As much as I loved my siblings growing up, I can’t really remember giving or receiving from them compliments on a regular basis. Just like any other good thing, it takes practice to create a habit. I often ask my children to list three things about their siblings that they love or to think of a quality one of their siblings possesses that they admire. This is especially helpful after conflict. I ask them to be specific—“because she is nice” doesn’t cut it.
You would be surprised at how children’s faces light up when they receive a real, meaningful compliment from a sibling. If you think about how small their worlds are and how few influencers they have, it is very powerful to hear kind words spoken of them by a sibling. I love the idea of getting them in the habit of this when they are young, so that it hopefully becomes second nature to them as they grow into adolescence and young adulthood—when they will need to hear those kind words even more.
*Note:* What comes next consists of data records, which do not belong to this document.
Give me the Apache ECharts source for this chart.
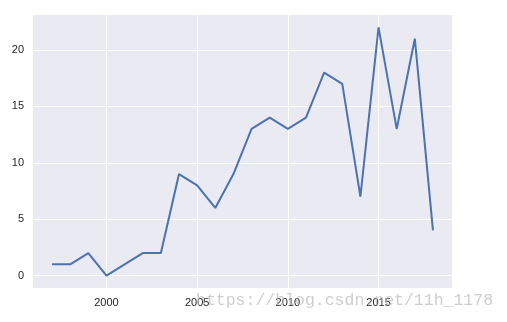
<!DOCTYPE html>
<html>
<head>
<meta charset="utf-8">
<script src="https://cdn.jsdelivr.net/npm/echarts@6/dist/echarts.min.js"></script>
<style>
  html, body { margin: 0; padding: 0; background: #fff; }
  #main { width: 507px; height: 322px; }
</style>
</head>
<body>
<div id="main"></div>
<script>
var years = [1997, 1998, 1999, 2000, 2001, 2002, 2003, 2004, 2005, 2006, 2007,
             2008, 2009, 2010, 2011, 2012, 2013, 2014, 2015, 2016, 2017, 2018];
var counts = [1, 1, 2, 0, 1, 2, 2, 9, 8, 6, 9,
              13, 14, 13, 14, 18, 17, 7, 22, 13, 21, 4];
var xTicks = [2000, 2005, 2010, 2015];
var yTicks = [0, 5, 10, 15, 20];

var chart = echarts.init(document.getElementById('main'));

var points = [];
for (var i = 0; i < years.length; i++) {
  points.push([years[i], counts[i]]);
}

var labelStyle = {
  color: '#262626',
  fontSize: 11,
  fontFamily: 'Arial, "Liberation Sans", sans-serif'
};

chart.setOption({
  animation: false,
  backgroundColor: '#ffffff',
  grid: {
    left: 33, right: 55, top: 15, bottom: 34,
    show: true,
    backgroundColor: '#EAEAF2',
    borderWidth: 0
  },
  xAxis: {
    type: 'value',
    min: 1995.95,
    max: 2019.05,
    axisLine: { show: false },
    axisTick: { show: false, customValues: xTicks },
    axisLabel: Object.assign({
      customValues: xTicks,
      margin: 9,
      formatter: function (v) { return String(v); }
    }, labelStyle),
    splitLine: { show: true, lineStyle: { color: '#ffffff', width: 1 } }
  },
  yAxis: {
    type: 'value',
    min: -1.1,
    max: 23.1,
    axisLine: { show: false },
    axisTick: { show: false, customValues: yTicks },
    axisLabel: Object.assign({ customValues: yTicks, margin: 9 }, labelStyle),
    splitLine: { show: true, lineStyle: { color: '#ffffff', width: 1 } }
  },
  series: [{
    type: 'line',
    data: points,
    showSymbol: false,
    lineStyle: { color: '#4C72B0', width: 2 }
  }],
  graphic: [{
    type: 'text',
    left: 196,
    top: 292,
    z: 100,
    style: {
      text: 'https://blog.csdn.net/11h_1178',
      fill: 'rgba(185,185,185,0.7)',
      font: '16.5px "Liberation Mono", monospace'
    }
  }]
});
</script>
</body>
</html>
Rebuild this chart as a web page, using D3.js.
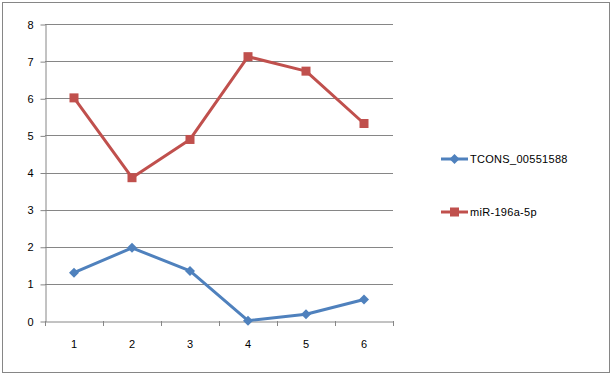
<!DOCTYPE html>
<html>
<head>
<meta charset="utf-8">
<script src="https://cdn.jsdelivr.net/npm/d3@7"></script>
<style>
  body { margin: 0; background: #fff; }
  text { font-family: "Liberation Sans", Arial, sans-serif; font-size: 11px; fill: #000; }
</style>
</head>
<body>
<div id="chart"></div>
<script>
'use strict';

var categories = ['1', '2', '3', '4', '5', '6'];
var seriesNames = ['TCONS_00551588', 'miR-196a-5p'];
var tconsValues = [1.30, 1.97, 1.35, 0.01, 0.18, 0.58];
var mirValues = [6.01, 3.86, 4.89, 7.12, 6.73, 5.32];
var yTicks = [0, 1, 2, 3, 4, 5, 6, 7, 8];

var width = 612, height = 375;
var margin = { left: 45, top: 24, right: 219, bottom: 54 };
var gridColor = '#868686';
var colors = ['#4F81BD', '#C0504D'];

var svg = d3.select('#chart').append('svg')
    .attr('width', width)
    .attr('height', height);

// outer chart border
svg.append('rect')
    .attr('x', 2.5).attr('y', 2.5)
    .attr('width', 607).attr('height', 370)
    .attr('fill', '#fff')
    .attr('stroke', gridColor);

var plotRight = width - margin.right;
var plotBottom = height - margin.bottom;

var xScale = d3.scaleBand().domain(categories).range([margin.left, plotRight]);
var yScale = d3.scaleLinear().domain([0, 8]).range([plotBottom, margin.top]);

// horizontal gridlines
svg.append('g').selectAll('line')
    .data(yTicks.slice(1))
    .enter().append('line')
    .attr('x1', margin.left).attr('x2', plotRight)
    .attr('y1', function (d) { return Math.round(yScale(d)) + 0.5; })
    .attr('y2', function (d) { return Math.round(yScale(d)) + 0.5; })
    .attr('stroke', gridColor);

// y axis
var yAxis = d3.axisLeft(yScale).tickValues(yTicks).tickSize(5).tickPadding(7).tickSizeOuter(0);
var yg = svg.append('g')
    .attr('transform', 'translate(' + (margin.left + 0.5) + ',0.5)')
    .call(yAxis);
yg.select('.domain').attr('stroke', gridColor);
yg.selectAll('.tick line').attr('stroke', gridColor);
yg.selectAll('text').style('font-family', null).style('font-size', null).attr('font-size', null).attr('font-family', null);

// x axis: labels centered in bands, ticks on band edges
var xAxis = d3.axisBottom(xScale).tickSize(0).tickPadding(19).tickSizeOuter(0);
var xg = svg.append('g')
    .attr('transform', 'translate(0,' + (plotBottom + 0.5) + ')')
    .call(xAxis);
xg.select('.domain').attr('stroke', gridColor);
xg.selectAll('text').attr('font-size', null).attr('font-family', null);
svg.select('g').attr('font-size', null);
xg.attr('font-size', null).attr('font-family', null);
yg.attr('font-size', null).attr('font-family', null);

var edges = categories.map(function (c) { return xScale(c); }).concat([plotRight]);
svg.append('g').selectAll('line')
    .data(edges)
    .enter().append('line')
    .attr('x1', function (d) { return Math.round(d) + 0.5; })
    .attr('x2', function (d) { return Math.round(d) + 0.5; })
    .attr('y1', plotBottom).attr('y2', plotBottom + 5)
    .attr('stroke', gridColor);

var cx = function (d, i) { return xScale(categories[i]) + xScale.bandwidth() / 2; };
var line = d3.line()
    .x(function (d, i) { return cx(d, i); })
    .y(function (d) { return yScale(d); });

var allSeries = [tconsValues, mirValues];

allSeries.forEach(function (vals, s) {
    svg.append('path')
        .datum(vals)
        .attr('d', line)
        .attr('fill', 'none')
        .attr('stroke', colors[s])
        .attr('stroke-width', 3)
        .attr('stroke-linejoin', 'round');
});

function drawMarker(g, s, x, y) {
    if (s === 0) {
        g.append('path')
            .attr('d', 'M' + x + ',' + (y - 5) + 'L' + (x + 5) + ',' + y + 'L' + x + ',' + (y + 5) + 'L' + (x - 5) + ',' + y + 'Z')
            .attr('fill', colors[s]);
    } else {
        g.append('rect')
            .attr('x', x - 4.5).attr('y', y - 4.5)
            .attr('width', 9).attr('height', 9)
            .attr('fill', colors[s]);
    }
}

var markers = svg.append('g');
allSeries.forEach(function (vals, s) {
    vals.forEach(function (v, i) {
        drawMarker(markers, s, cx(v, i), yScale(v));
    });
});

// legend
var legendY = [159, 212];
var legend = svg.append('g');
seriesNames.forEach(function (name, s) {
    var y = legendY[s];
    legend.append('line')
        .attr('x1', 441).attr('x2', 468)
        .attr('y1', y).attr('y2', y)
        .attr('stroke', colors[s])
        .attr('stroke-width', 3);
    drawMarker(legend, s, 454.5, y);
    legend.append('text')
        .attr('x', 470)
        .attr('y', y + 4)
        .style('letter-spacing', '0.3px')
        .text(name);
});
</script>
</body>
</html>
3. Encourage “team spirit” in your family.
It has been amusing to watch how—as soon as they have a handle on the rules—the first thing my children want to do is to make sure everyone around them is obeying them. Part of this is human nature and a God-given desire for justice. But it can also take a turn and be very divisive.
The temptation to be a tattletale is common among our little ones, and there are a couple of things I have found with mine that seem to help. With my oldest, who is often charged with “watching over her little sisters,” being a tattletale was something she did out of instinct. Part of it was her natural inclination to be the little reporter, but there was often the intention of wanting to get her little sister “in trouble” as well.
Explain to your children that their family is a team. Every member of the family has a part in teaching the other family members how to behave: “Instead of tattling on your sister, could you gently correct her and teach her how she could have done something differently?”
Taking it a step further also allows them to start learning empathy: “If it were you who took the toy out of someone’s hand, would you want them to tattle on you, or ask you nicely to have it back?” They begin to feel a little empowered at the opportunity to teach and take more ownership of their options. It is a beautiful thing to watch them turn into encouraging, nurturing little beings.
I have noticed a distinct difference in the way my daughters interact when I am diligent and consistent with these small changes. There are still those long days that I seem to be barking orders, policing arguments, and weeding through tattles, but it helps to have a few tools in the tool belt to get through the day and keep focused on our Savior and his grace.